Volume 113, Issue 5, Pages 996–1004
Marilena Farella, M.D., Isabella Chanavaz-Lacheray, M.D., Eric Verspick, M.D., Ph.D., Benjamin Merlot, M.D., Clemence Klapczynski, M.D., Clotilde Hennetier, M.D., Jean-Jacques Tuech, M.D., Ph.D., Horace Roman, M.D., Ph.D.
To assess the relationship between history of surgery for endometriosis and adverse obstetrical outcomes.
Retrospective study using prospectively recorded data.
Total of 569 women with history of surgery for endometriosis, postoperative conception, and pregnancy evolution over 22 weeks of gestation.
Surgery for endometriosis.
Main Outcome Measure(s)
Small for gestational age (SGA) status of the newborn, spontaneous preterm birth (PT, before 37 weeks’ gestation), and placenta previa.

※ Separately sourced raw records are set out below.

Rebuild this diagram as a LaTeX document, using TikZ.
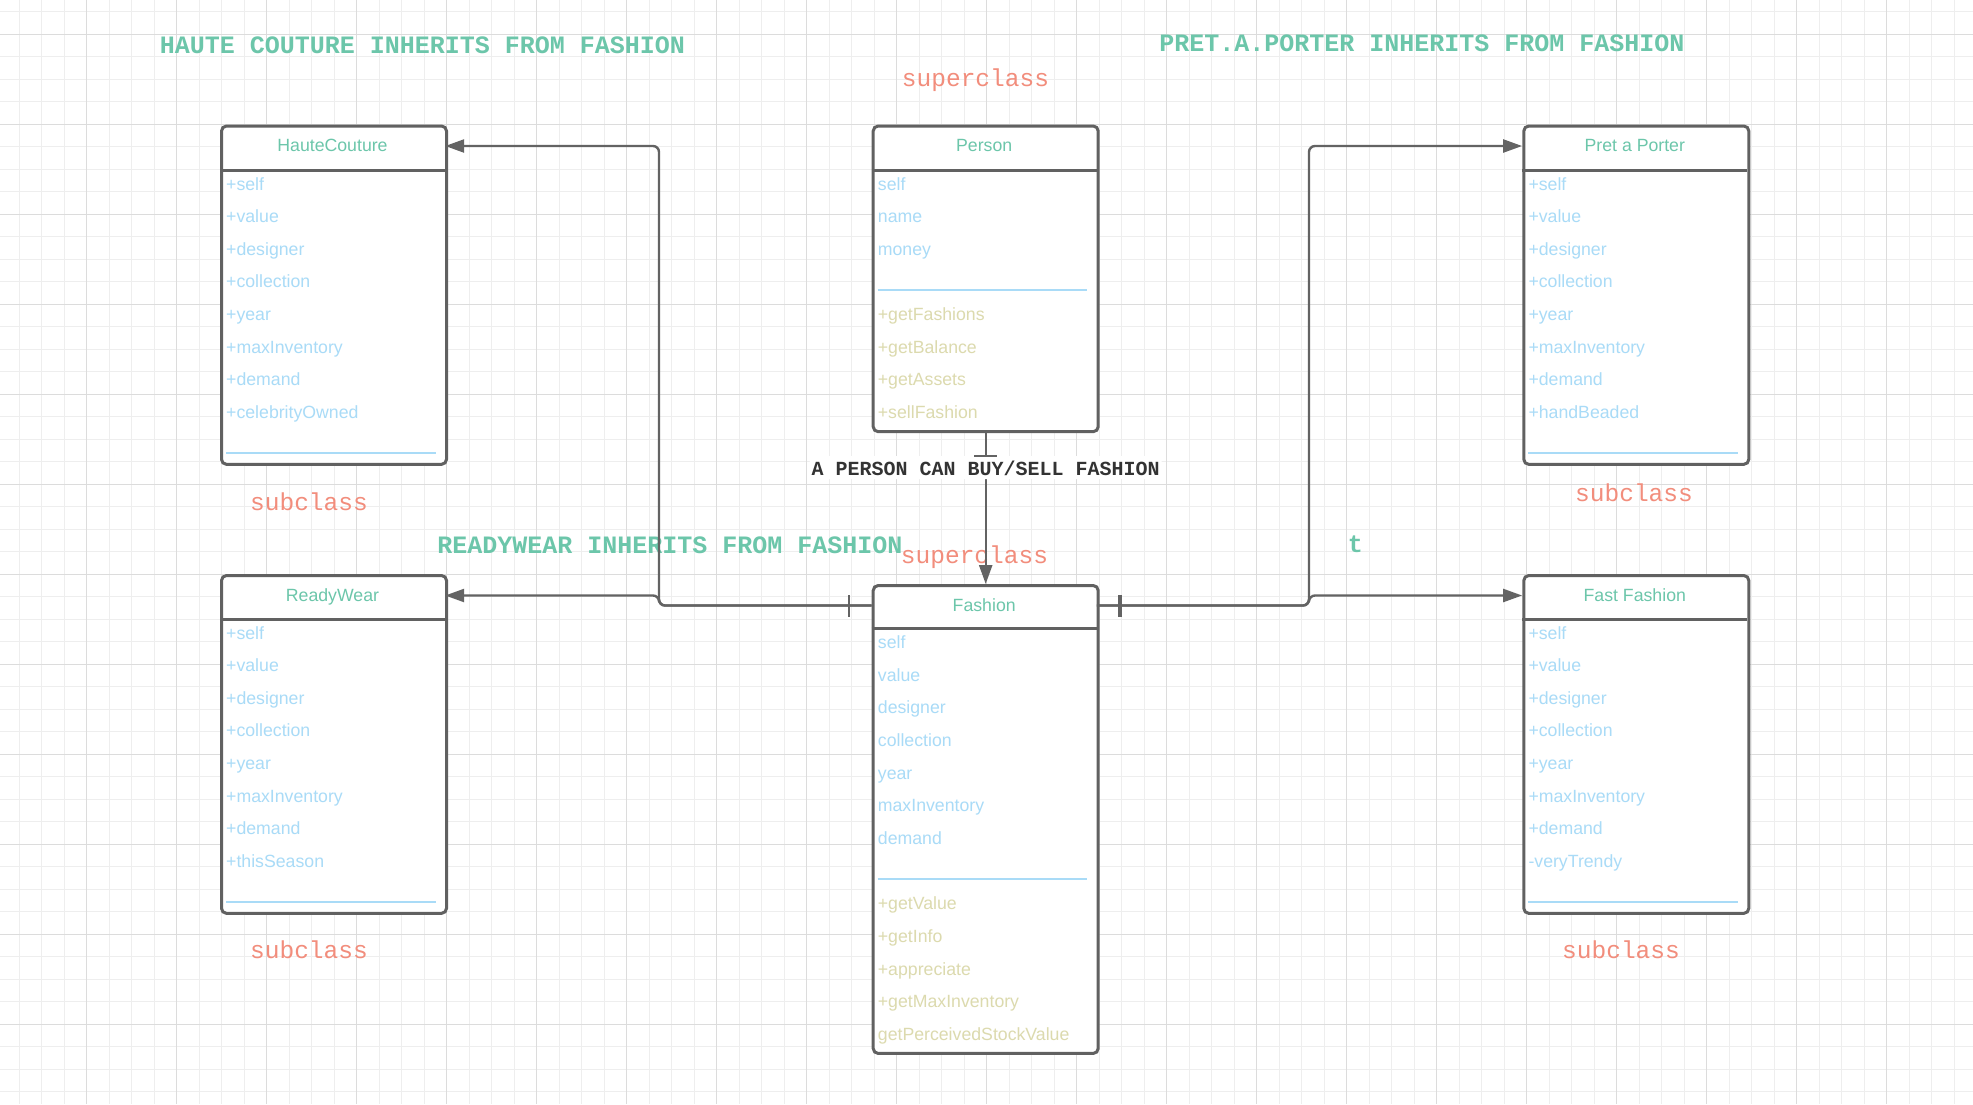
\documentclass[tikz,border=0pt]{standalone}
\usepackage{fontspec}
\setmainfont{Liberation Sans}
\newfontfamily\monof{Liberation Mono}
\usetikzlibrary{arrows.meta,calc}

\definecolor{titlegreen}{HTML}{6CC6AA}
\definecolor{attrblue}{HTML}{A9DBF7}
\definecolor{methkhaki}{HTML}{DCDAAE}
\definecolor{rolesalmon}{HTML}{F28D7C}
\definecolor{boxgray}{HTML}{616161}
\definecolor{linegray}{HTML}{636363}
\definecolor{darktxt}{HTML}{333333}
\definecolor{gridmin}{HTML}{EEEEEE}
\definecolor{gridmaj}{HTML}{DCDCDC}

\tikzset{
 classbox/.style={draw=boxgray, line width=3pt, fill=white, rounded corners=5pt, minimum width=225pt, inner sep=0pt, anchor=north west},
 headtxt/.style={minimum width=225pt, minimum height=43pt, inner sep=0pt, text height=11pt, text depth=0pt, text=titlegreen, font=\fontsize{17.7}{20}\selectfont},
 attr/.style={anchor=base west, inner sep=0pt, text=attrblue, font=\fontsize{17.7}{20}\selectfont},
 meth/.style={attr, text=methkhaki},
 headsep/.style={draw=boxgray, line width=3pt},
 bluesep/.style={draw=attrblue, line width=1.5pt},
 conn/.style={draw=linegray, line width=2.4pt, rounded corners=6pt},
 tipA/.style={-{Triangle[length=19pt,width=13pt]}},
 tickmark/.style={draw=linegray, line width=2.4pt},
 bigtitle/.style={anchor=base, inner sep=0pt, text=titlegreen, font=\monof\bfseries\fontsize{25}{28}\selectfont},
 roletxt/.style={anchor=base, inner sep=0pt, text=rolesalmon, font=\monof\fontsize{24.5}{28}\selectfont},
 lbl/.style={fill=white, inner sep=2pt, text height=17pt, text depth=2pt, text=darktxt, font=\monof\bfseries\fontsize{20}{24}\selectfont},
 gridminor/.style={draw=gridmin, line width=1pt},
 gridmajor/.style={draw=gridmaj, line width=1pt},
}

% #1 id, #2 left, #3 top, #4 header separator y, #5 title, #6 attributes, #7 number of attributes, #8 total rows
\newcommand{\umlclass}[8]{%
  \pgfmathsetmacro\cbottom{#4+#8*32.65-1}%
  \node[classbox, minimum height={\cbottom-#3}] (#1) at (#2,#3) {};
  \node[headtxt] (#1T) at ({#2+112.5},{#3+21.5}) {#5};
  \draw[headsep] (#2,#4) -- ({#2+225},#4);
  \foreach \t [count=\i from 0] in {#6}
    \node[attr] (#1a\i) at ({#2+6},{#4+20+32.65*\i}) {\t};
  \draw[bluesep] ({#2+6},{#4+22+32.65*#7}) -- ({#2+215.5},{#4+22+32.65*#7});
}

\begin{document}
\begin{tikzpicture}[x=1pt,y=-1pt]
\useasboundingbox (0,0) rectangle (1973,1104);
\fill[white] (0,0) rectangle (1973,1104);

% grid
\foreach \x in {19.2,41.7,...,1973} \draw[gridminor] (\x,0) -- (\x,1104);
\foreach \y in {11.8,34.3,...,1104} \draw[gridminor] (0,\y) -- (1973,\y);
\foreach \x in {86.7,176.7,...,1973} \draw[gridmajor] (\x,0) -- (\x,1104);
\foreach \y in {34.3,124.3,...,1104} \draw[gridmajor] (0,\y) -- (1973,\y);

% free texts
\node[bigtitle] (titleHC) at (422.5,53.3) {HAUTE COUTURE INHERITS FROM FASHION};
\node[bigtitle] (titlePR) at (1422,51.7) {PRET.A.PORTER INHERITS FROM FASHION};
\node[bigtitle] (titleRW) at (670,553.3) {READYWEAR INHERITS FROM FASHION};
\node[bigtitle] (titleT) at (1355.3,552.7) {t};
\node[roletxt] (superA) at (975.5,86) {superclass};
\node[roletxt] (superB) at (974.5,563.3) {superclass};
\node[roletxt] (subHC) at (309,510.5) {subclass};
\node[roletxt] (subPR) at (1634,501) {subclass};
\node[roletxt] (subRW) at (309,958.3) {subclass};
\node[roletxt] (subFF) at (1621,958.3) {subclass};

% classes
\umlclass{hc}{220}{124.5}{170}{HauteCouture}{+self,+value,+designer,+collection,+year,+maxInventory,+demand,+celebrityOwned}{8}{9}
\umlclass{person}{871.7}{124.5}{170}{Person}{self,name,money}{3}{8}
\umlclass{pr}{1522.3}{124.5}{170}{Pret a Porter}{+self,+value,+designer,+collection,+year,+maxInventory,+demand,+handBeaded}{8}{9}
\umlclass{rw}{220}{574}{619}{ReadyWear}{+self,+value,+designer,+collection,+year,+maxInventory,+demand,+thisSeason}{8}{9}
\umlclass{fashion}{871.7}{584}{628.5}{Fashion}{self,value,designer,collection,year,maxInventory,demand}{7}{13}
\umlclass{ff}{1522.3}{574}{619}{Fast Fashion}{+self,+value,+designer,+collection,+year,+maxInventory,+demand,-veryTrendy}{8}{9}

\foreach \t [count=\i from 4] in {+getFashions,+getBalance,+getAssets,+sellFashion}
  \node[meth] (personm\i) at (877.7,{190+32.65*\i}) {\t};
\foreach \t [count=\i from 8] in {+getValue,+getInfo,+appreciate,+getMaxInventory,getPerceivedStockValue}
  \node[meth] (fashionm\i) at (877.7,{648.5+32.65*\i}) {\t};

% connectors
\coordinate (trunkL) at (659,0);
\coordinate (trunkR) at (1309,0);
\draw[conn, tipA] (fashionT.west) -| (trunkL |- hcT.east) -- (hcT.east);
\draw[conn, tipA] (fashionT.west) -| (trunkL |- rwT.east) -- (rwT.east);
\draw[conn, tipA] (fashionT.east) -| (trunkR |- prT.west) -- (prT.west);
\draw[conn, tipA] (fashionT.east) -| (trunkR |- ffT.west) -- (ffT.west);
\draw[conn, tipA] (person.south) -- node[lbl, pos=0.228] (buysell) {A PERSON CAN BUY/SELL FASHION} (fashion.north);

% multiplicity ticks
\draw[tickmark] ([xshift=-22.5pt,yshift=-11pt]fashionT.west) -- ([xshift=-22.5pt,yshift=11pt]fashionT.west);
\draw[tickmark, line width=3.6pt] ([xshift=23pt,yshift=-11pt]fashionT.east) -- ([xshift=23pt,yshift=11pt]fashionT.east);
\draw[tickmark] ([xshift=-11.5pt,yshift=-23pt]person.south) -- ([xshift=11.5pt,yshift=-23pt]person.south);
\end{tikzpicture}
\end{document}
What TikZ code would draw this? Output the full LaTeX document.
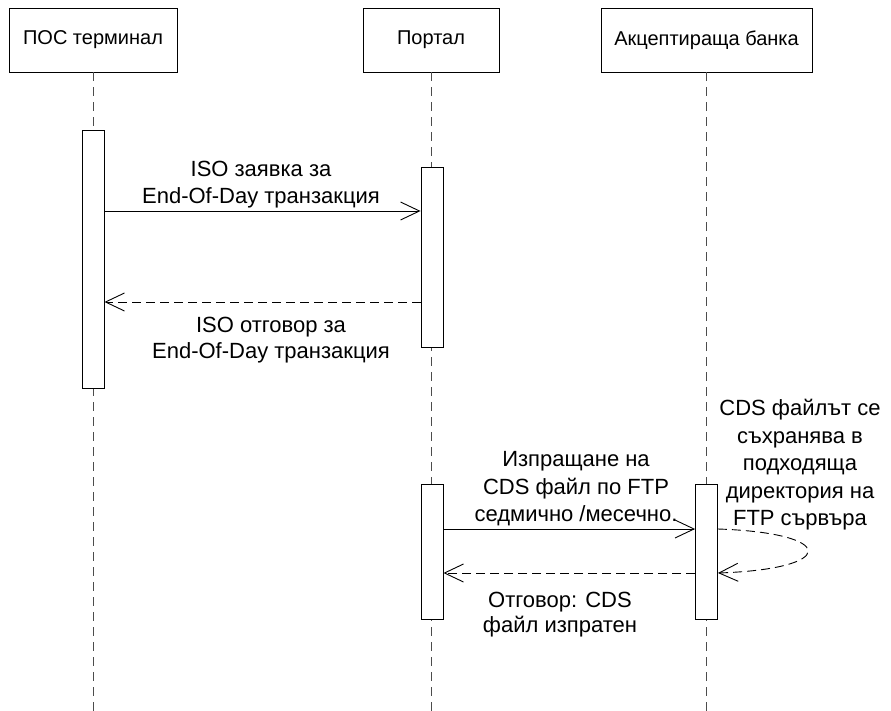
\documentclass[tikz,border=0pt]{standalone}
\usepackage{fontspec}
\setmainfont{Liberation Sans}
\usetikzlibrary{arrows.meta}
\begin{document}
\begin{tikzpicture}[x=1pt,y=-1pt,
  actor/.style={draw=black, line width=0.9pt, minimum height=64pt, inner sep=0pt, font=\fontsize{20}{24}\selectfont},
  bar/.style={draw=black, fill=white, line width=0.9pt, minimum width=22pt, inner sep=0pt},
  life/.style={draw=black!70, line width=1pt, dash pattern=on 9pt off 6pt},
  msg/.style={draw=black, line width=0.9pt, -{Straight Barb[length=19pt,width=18pt]}},
  ret/.style={msg, dash pattern=on 9pt off 5pt},
  lbl/.style={anchor=base, inner sep=0pt, font=\fontsize{22}{27.5}\selectfont}]
\useasboundingbox (0,0) rectangle (891,711);
% actors
\node[actor, minimum width=168pt] (b1) at (93,40) {ПОС терминал};
\node[actor, minimum width=136pt] (b2) at (431,40) {Портал};
\node[actor, minimum width=211pt] (b3) at (706.5,40) {Акцептираща банка};
% lifelines
\coordinate (e1) at (93,711);
\coordinate (e2) at (431,711);
\coordinate (e3) at (706.5,711);
\draw[life] (b1.south) -- (e1);
\draw[life] (b2.south) -- (e2);
\draw[life] (b3.south) -- (e3);
% activation bars
\node[bar, minimum height=258pt] (a1) at (93,259) {};
\node[bar, minimum height=180pt] (a2) at (432,257) {};
\node[bar, minimum height=135pt] (a2b) at (432,551.5) {};
\node[bar, minimum height=135pt] (a3) at (706.5,551.5) {};
% messages
\draw[msg] (a1.east |- 0,211) -- (a2.west |- 0,211);
\draw[ret] (a2.west |- 0,302) -- (a1.east |- 0,302);
\draw[msg] (a2b.east |- 0,529) -- (a3.west |- 0,529);
\coordinate (s1) at (a3.east |- 0,529);
\coordinate (s2) at (a3.east |- 0,573);
\draw[ret] (s1) .. controls (838,533) and (838,569) .. (s2);
\draw[ret] (a3.west |- 0,573) -- (a2b.east |- 0,573);
% labels
\node[lbl] (t1) at (261,177) {ISO заявка за};
\node[lbl] (t2) at (261,204) {End-Of-Day транзакция};
\node[lbl] (t3) at (271,332) {ISO отговор за};
\node[lbl] (t4) at (271,358) {End-Of-Day транзакция};
\node[lbl] (t5) at (576,466) {Изпращане на};
\node[lbl] (t6) at (576,494) {CDS файл по FTP};
\node[lbl] (t7) at (576,521) {седмично /месечно.};
\node[lbl] (t8) at (560,607) {Отговор: CDS};
\node[lbl] (t9) at (560,632) {файл изпратен};
\node[lbl] (u1) at (800,415) {CDS файлът се};
\node[lbl] (u2) at (800,443) {съхранява в};
\node[lbl] (u3) at (800,470) {подходяща};
\node[lbl] (u4) at (800,498) {директория на};
\node[lbl] (u5) at (800,525) {FTP сървъра};
\end{tikzpicture}
\end{document}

Among 733 pregnancies included in the study, 566 deliveries were recorded (77.2%), of which 535 were singleton (72.9% of pregnancies) and 31 twins (4.2%). SGA was observed in 81 of 535 (15.1%) singleton pregnancies and in 9 of 31 (29%) twin pregnancies. PT occurred in 53 of 535 (9.9%) singleton pregnancies and in 19 of 31 (61.2%) twin pregnancies. The number of singleton and multiple pregnancies complicated by placenta previa were, respectively, 9 of 535 (1.7%) and 0 of 31. The independent factor found to relate to SGA was the absence of endometriomas; conception with the use of assisted reproductive technologies (ART) only tended toward statistical significance. Independent factors found to increase risk of PT were conception with the use of ART, body mass index >30 kg/m2, and surgery of deep endometriosis infiltrating the rectum and the bladder. Independent factors associated with placenta previa were conception with the use of ART and history of stage III or IV endometriosis.
The risk of SGA and PT is increased in women with a history of surgery for endometriosis, and a high rate of conception with the use of ART may jeopardize outcomes.